[Plotting code records]
►

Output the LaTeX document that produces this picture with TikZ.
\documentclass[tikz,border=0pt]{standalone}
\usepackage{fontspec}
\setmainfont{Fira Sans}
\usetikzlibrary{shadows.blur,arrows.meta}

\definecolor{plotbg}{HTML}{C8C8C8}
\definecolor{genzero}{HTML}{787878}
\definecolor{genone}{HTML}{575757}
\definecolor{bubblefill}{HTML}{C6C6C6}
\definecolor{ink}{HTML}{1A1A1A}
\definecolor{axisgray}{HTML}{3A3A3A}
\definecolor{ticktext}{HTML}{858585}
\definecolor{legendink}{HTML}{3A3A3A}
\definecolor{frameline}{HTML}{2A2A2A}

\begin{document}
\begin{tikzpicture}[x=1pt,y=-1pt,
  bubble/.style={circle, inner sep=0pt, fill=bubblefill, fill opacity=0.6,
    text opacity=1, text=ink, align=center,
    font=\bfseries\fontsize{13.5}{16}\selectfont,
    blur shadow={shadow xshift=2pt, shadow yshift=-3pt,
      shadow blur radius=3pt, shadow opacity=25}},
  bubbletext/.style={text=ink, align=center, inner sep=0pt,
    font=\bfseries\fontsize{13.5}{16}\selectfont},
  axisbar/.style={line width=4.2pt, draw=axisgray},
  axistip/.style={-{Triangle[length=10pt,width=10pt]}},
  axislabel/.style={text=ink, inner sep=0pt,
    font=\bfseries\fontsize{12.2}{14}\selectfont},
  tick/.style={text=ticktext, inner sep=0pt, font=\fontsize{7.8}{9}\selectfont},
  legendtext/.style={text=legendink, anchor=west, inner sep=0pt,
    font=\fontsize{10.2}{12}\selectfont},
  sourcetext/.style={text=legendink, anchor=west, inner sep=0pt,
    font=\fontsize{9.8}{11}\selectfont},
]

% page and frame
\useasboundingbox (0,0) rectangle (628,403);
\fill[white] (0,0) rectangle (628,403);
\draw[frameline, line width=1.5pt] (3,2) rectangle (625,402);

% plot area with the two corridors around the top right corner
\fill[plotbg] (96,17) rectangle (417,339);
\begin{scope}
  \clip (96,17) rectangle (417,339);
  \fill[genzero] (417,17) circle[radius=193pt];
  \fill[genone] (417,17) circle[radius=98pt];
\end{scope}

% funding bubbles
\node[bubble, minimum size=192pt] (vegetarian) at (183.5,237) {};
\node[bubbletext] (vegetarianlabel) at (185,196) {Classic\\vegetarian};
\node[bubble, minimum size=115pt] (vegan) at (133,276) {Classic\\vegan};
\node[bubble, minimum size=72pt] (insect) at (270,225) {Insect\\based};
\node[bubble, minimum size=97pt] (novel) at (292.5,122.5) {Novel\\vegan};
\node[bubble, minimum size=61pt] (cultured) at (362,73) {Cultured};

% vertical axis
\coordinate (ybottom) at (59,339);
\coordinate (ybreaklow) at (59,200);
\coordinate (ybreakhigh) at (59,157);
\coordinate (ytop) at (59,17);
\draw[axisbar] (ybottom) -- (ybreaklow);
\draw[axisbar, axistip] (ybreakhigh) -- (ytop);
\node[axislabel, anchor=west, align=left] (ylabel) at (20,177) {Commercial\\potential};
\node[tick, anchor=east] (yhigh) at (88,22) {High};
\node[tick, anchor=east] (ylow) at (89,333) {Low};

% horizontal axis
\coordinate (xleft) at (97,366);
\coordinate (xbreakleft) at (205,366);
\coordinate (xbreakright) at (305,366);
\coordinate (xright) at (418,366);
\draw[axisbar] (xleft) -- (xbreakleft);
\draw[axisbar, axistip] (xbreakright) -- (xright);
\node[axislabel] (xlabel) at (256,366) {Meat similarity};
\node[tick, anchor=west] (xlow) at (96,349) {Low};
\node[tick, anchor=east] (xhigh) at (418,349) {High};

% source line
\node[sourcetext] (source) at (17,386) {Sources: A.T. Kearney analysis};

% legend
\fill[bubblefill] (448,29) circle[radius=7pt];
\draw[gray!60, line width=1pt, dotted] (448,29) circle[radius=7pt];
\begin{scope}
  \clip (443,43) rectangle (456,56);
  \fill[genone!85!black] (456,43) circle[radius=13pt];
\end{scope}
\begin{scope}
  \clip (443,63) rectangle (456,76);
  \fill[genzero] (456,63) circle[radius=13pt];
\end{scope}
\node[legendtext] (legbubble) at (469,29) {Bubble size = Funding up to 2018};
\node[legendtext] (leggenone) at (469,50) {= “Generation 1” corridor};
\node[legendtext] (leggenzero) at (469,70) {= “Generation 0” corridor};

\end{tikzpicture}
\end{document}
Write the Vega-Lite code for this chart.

◄

## Given problem
Go through the records above and copy every line with the word "this".

## The reply
Output the LaTeX document that produces this picture with TikZ.
Write the Vega-Lite code for this chart.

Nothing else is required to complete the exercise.